We are looking for application where we need sometimes backdrive DC-motor manually. In order to protect motor driver and rest of the electronics we're thinking of electrically disconnecting motor leads from the motor driver using FETs or relays. Is there something else you should worry about? E.g. if rotating motor shaft too fast will produce too much voltage and we damage something inside motor or damage FETs isolating it? Is answer different for brushed and brushless motor?

Motor is rated for 24V, 5A continuous, 10A peak for 2 seconds. It's geared 50:1, so we can potentially backdrive it quite fast.

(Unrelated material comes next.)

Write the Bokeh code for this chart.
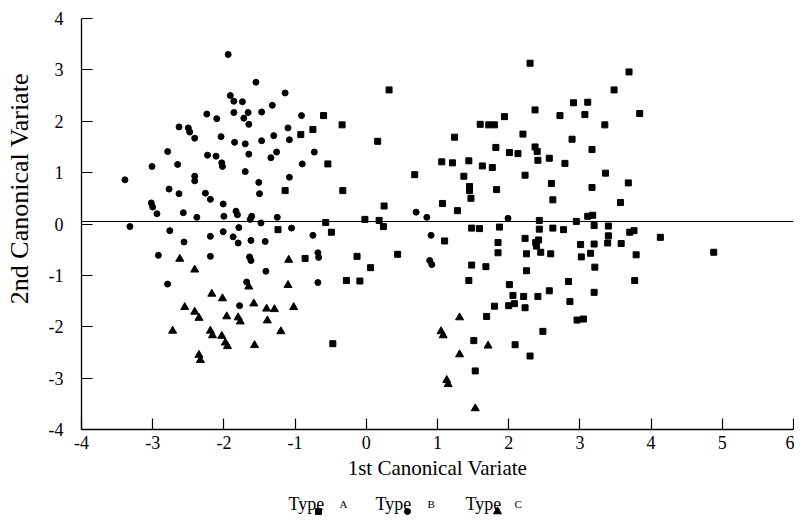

  • \$\begingroup\$ How can you backdrive a disconnected motor? Backdriving, is AFAIK, rotating the motor in the opposite direction of the electrically induced rotation. \$\endgroup\$
    – Eugene Sh.
    Nov 25, 2015 at 21:26
  • 1
    \$\begingroup\$ @EugeneSh. I think this term is usually used when you rotate motor shaft externally. I.e. from wiki "backdrive is a component used in reverse to obtain its input from its output... A DC electrical generator can be implemented by backdriving a DC electric motor" \$\endgroup\$
    – DikobrAz
    Nov 25, 2015 at 21:39

1 Answer 1


Don't backdrive it any faster than its nominal run speed on 24V. This means that the back voltage won't be any more than 24V and the commutator won't fly apart. Now you can be confident that your isolation MOSFETs won't blow up.